[Code that draws figures]

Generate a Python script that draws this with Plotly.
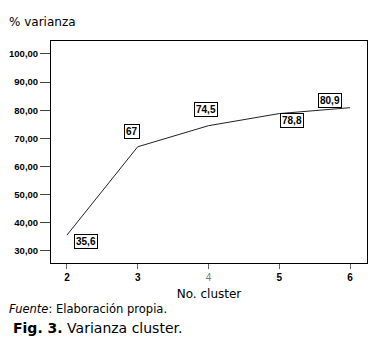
import plotly.graph_objects as go

clusters = [2, 3, 4, 5, 6]
varianza = [35.6, 67, 74.5, 78.8, 80.9]
point_labels = ["35,6", "67", "74,5", "78,8", "80,9"]
label_shift = [(19, -6), (-6, 15), (-2, 16), (13, -7), (-20, 7)]
y_ticks = [30, 40, 50, 60, 70, 80, 90, 100]
x_ticktext = ["<b>2</b>", "<b>3</b>", "<span style='color:#777'>4</span>", "<b>5</b>", "<b>6</b>"]

# page body has an 8px margin, so the figure is drawn 8px smaller and offset
OFF = 8
W, H = 382 - OFF, 360 - OFF
ml, mr, mt, mb = 51 - OFF, 15, 41 - OFF, 97
pw, ph = W - ml - mr, H - mt - mb
def px(x): return (x - OFF - ml) / pw
def py(y): return (H - mb - (y - OFF)) / ph

fig = go.Figure()
fig.add_trace(go.Scatter(
    x=clusters, y=varianza, mode="lines",
    line=dict(color="#222", width=1), showlegend=False, hoverinfo="skip"))

for xv, yv, t, (dx, dy) in zip(clusters, varianza, point_labels, label_shift):
    fig.add_annotation(
        x=xv, y=yv, xref="x", yref="y", text="<b>%s</b>" % t, showarrow=False,
        xshift=dx, yshift=dy, bgcolor="white", bordercolor="black", borderwidth=1,
        borderpad=1, font=dict(family="Liberation Sans", size=10, color="black"))

fig.add_annotation(x=px(7), y=py(22), xref="paper", yref="paper", text="% varianza", showarrow=False,
                   font=dict(family="DejaVu Sans", size=12, color="black"), xanchor="left", yanchor="middle")
fig.add_annotation(x=px(7), y=py(309), xref="paper", yref="paper",
                   text="<i>Fuente</i>: Elaboración propia.", showarrow=False,
                   font=dict(family="DejaVu Sans", size=11.5, color="black"), xanchor="left", yanchor="middle")
fig.add_annotation(x=px(11), y=py(328), xref="paper", yref="paper",
                   text="<b>Fig. 3.</b> Varianza cluster.", showarrow=False,
                   font=dict(family="DejaVu Sans", size=14, color="black"), xanchor="left", yanchor="middle")

fig.update_layout(
    width=W, height=H, margin=dict(l=ml, r=mr, t=mt, b=mb, autoexpand=False),
    paper_bgcolor="white", plot_bgcolor="white", separators=",.",
    xaxis=dict(range=[1.775, 6.24], tickvals=clusters, ticktext=x_ticktext, automargin=False,
               showgrid=False, zeroline=False, showline=True, mirror=True,
               linecolor="black", linewidth=1, ticks="outside", ticklen=5,
               tickcolor="#666", tickfont=dict(family="Liberation Sans", size=10, color="black"),
               title=dict(text="No. cluster", font=dict(family="DejaVu Sans", size=12, color="black"),
                          standoff=7)),
    yaxis=dict(range=[25.7, 104.6], tickvals=y_ticks, tickformat=".2f", automargin=False,
               showgrid=False, zeroline=False, showline=True, mirror=True,
               linecolor="black", linewidth=1, ticks="outside", ticklen=10,
               tickcolor="#444", tickfont=dict(family="Liberation Sans", size=9.5, color="black", weight="bold")),
)
fig.write_html("out.html")
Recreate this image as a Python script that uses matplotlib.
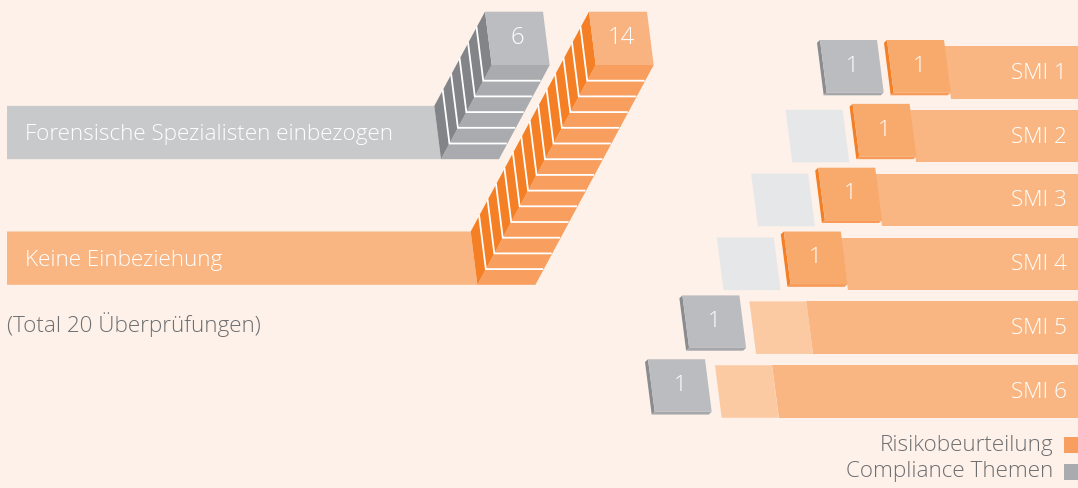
import matplotlib
matplotlib.use("Agg")
import matplotlib.pyplot as plt
from matplotlib.patches import Polygon

# ---------------- data ----------------
stack_labels = ["Forensische Spezialisten einbezogen", "Keine Einbeziehung"]
stack_counts = [6, 14]
total_note = "(Total 20 Überprüfungen)"

smi_labels = ["SMI 1", "SMI 2", "SMI 3", "SMI 4", "SMI 5", "SMI 6"]
risk = [1, 1, 1, 1, 0, 0]          # Risikobeurteilung
compliance = [1, 0, 0, 0, 1, 1]    # Compliance Themen
legend_labels = ["Risikobeurteilung", "Compliance Themen"]

# ---------------- style ----------------
BG = "#fdf1e9"
TXT = "#6d6e71"
GRAY = dict(bar="#c8c9cb", face="#bcbdc0", bottom="#a9abae", side="#828488")
ORNG = dict(bar="#f9b682", face="#f9b380", bottom="#f89e5e", side="#f47f25")
TILE_O = dict(face="#f8a96c", bottom="#f89a58", side="#f37f26")
TILE_G = dict(face="#bbbcbf", bottom="#a5a7aa", side="#8a8c8f")
PH_G = "#e6e7e9"
PH_O = "#fccaa2"
FONT = ["Open Sans", "DejaVu Sans"]
FS = 16.2

W, H = 1078, 488
fig = plt.figure(figsize=(W / 100, H / 100), dpi=100)
fig.patch.set_facecolor(BG)
ax = fig.add_axes([0, 0, 1, 1])
ax.set_xlim(0, W)
ax.set_ylim(H, 0)
ax.axis("off")
ax.set_facecolor(BG)


def poly(pts, color, z):
    ax.add_patch(Polygon(pts, closed=True, facecolor=color, edgecolor="none", zorder=z))


def txt(x, y, s, color="white", ha="left", size=FS, z=10):
    ax.text(x, y, s, color=color, ha=ha, va="center", fontsize=size,
            family=FONT, fontweight="light", zorder=z)


# ---------------- left: extruded stacks ----------------
top_y = 11.7
face_w, face_h, slant = 58.0, 53.3, 6.7
vx, vy = -8.45, 15.7
stack_x = [485.0, 589.0]
bar_left = 7.0
palettes = [GRAY, ORNG]

for label, n, x0, pal in zip(stack_labels, stack_counts, stack_x, palettes):
    TL = (x0, top_y)
    TR = (x0 + face_w, top_y)
    BR = (x0 + face_w + slant, top_y + face_h)
    BL = (x0 + slant, top_y + face_h)

    def sh(p, k):
        return (p[0] + k * vx, p[1] + k * vy)

    # horizontal bar joined to the bottom of the extrusion
    tN, bN = sh(TL, n), sh(BL, n)
    poly([(bar_left, tN[1]), tN, bN, (bar_left, bN[1])], pal["bar"], 1)
    txt(bar_left + 18, (tN[1] + bN[1]) / 2 + 2, label)

    # bottom face and side face of the extrusion
    poly([BL, BR, sh(BR, n), sh(BL, n)], pal["bottom"], 2)
    poly([TL, BL, sh(BL, n), sh(TL, n)], pal["side"], 2)
    for k in range(1, n):
        a, b, c = sh(TL, k), sh(BL, k), sh(BR, k)
        ax.plot([a[0], b[0], c[0] - 1.5], [a[1], b[1], c[1]], color="white",
                lw=1.3, solid_joinstyle="miter", zorder=3)
    # top face with the count
    poly([TL, TR, BR, BL], pal["face"], 4)
    txt((TL[0] + BR[0]) / 2, (TL[1] + BR[1]) / 2, str(n), ha="center", size=FS + 1)

txt(bar_left, 325, total_note, color=TXT)

# ---------------- right: SMI rows ----------------
row_top0, row_gap, bar_h = 46.0, 63.85, 52.5
slot_x0, row_shift, gray_off = 887.0, 34.4, -67.0
tile_w, lift = 57.0, 6.0
dx, dy = -3.0, 2.8


def slot(x, y):
    return [(x, y), (x + tile_w, y), (x + tile_w + slant, y + bar_h), (x + slant, y + bar_h)]


def tile(x, y, pal, value):
    yt = y - lift
    f = slot(x, yt)
    TL, TR, BR, BL = f
    poly([TL, BL, (BL[0] + dx, BL[1] + dy), (TL[0] + dx, TL[1] + dy)], pal["side"], 5)
    poly([BL, BR, (BR[0] + dx, BR[1] + dy), (BL[0] + dx, BL[1] + dy)], pal["bottom"], 5)
    poly(f, pal["face"], 6)
    txt((TL[0] + BR[0]) / 2, (TL[1] + BR[1]) / 2, str(value), ha="center")


for i, (lab, r, c) in enumerate(zip(smi_labels, risk, compliance)):
    y = row_top0 + i * row_gap
    xo = slot_x0 - i * row_shift
    xg = xo + gray_off
    s = slot(xo, y)
    # risk bar running to the right edge
    poly([s[1], (W + 5, y), (W + 5, y + bar_h), s[2]], ORNG["bar"], 1)
    txt(1067, y + bar_h / 2 + 1, lab, ha="right")
    if r:
        tile(xo, y, TILE_O, r)
    else:
        poly(s, PH_O, 2)
    if c:
        tile(xg, y, TILE_G, c)
    else:
        poly(slot(xg, y), PH_G, 2)

# ---------------- legend ----------------
leg_cols = [ORNG["bottom"], GRAY["bottom"]]
for j, (lab, col) in enumerate(zip(legend_labels, leg_cols)):
    yc = 445 + j * 26.5
    ax.add_patch(plt.Rectangle((1064, yc - 8), 20, 16, facecolor=col, edgecolor="none", zorder=5))
    txt(1053, yc, lab, color=TXT, ha="right")

fig.savefig("out.png", dpi=100, facecolor=BG)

**PROBLEM TO SOLVE:** Reproduce the records above from their first line to the line bearing "import plotly.graph_objects as go", both ends included, leaving every picture out.

**FINAL ANSWER:**
Generate a Python script that draws this with Plotly.
import plotly.graph_objects as go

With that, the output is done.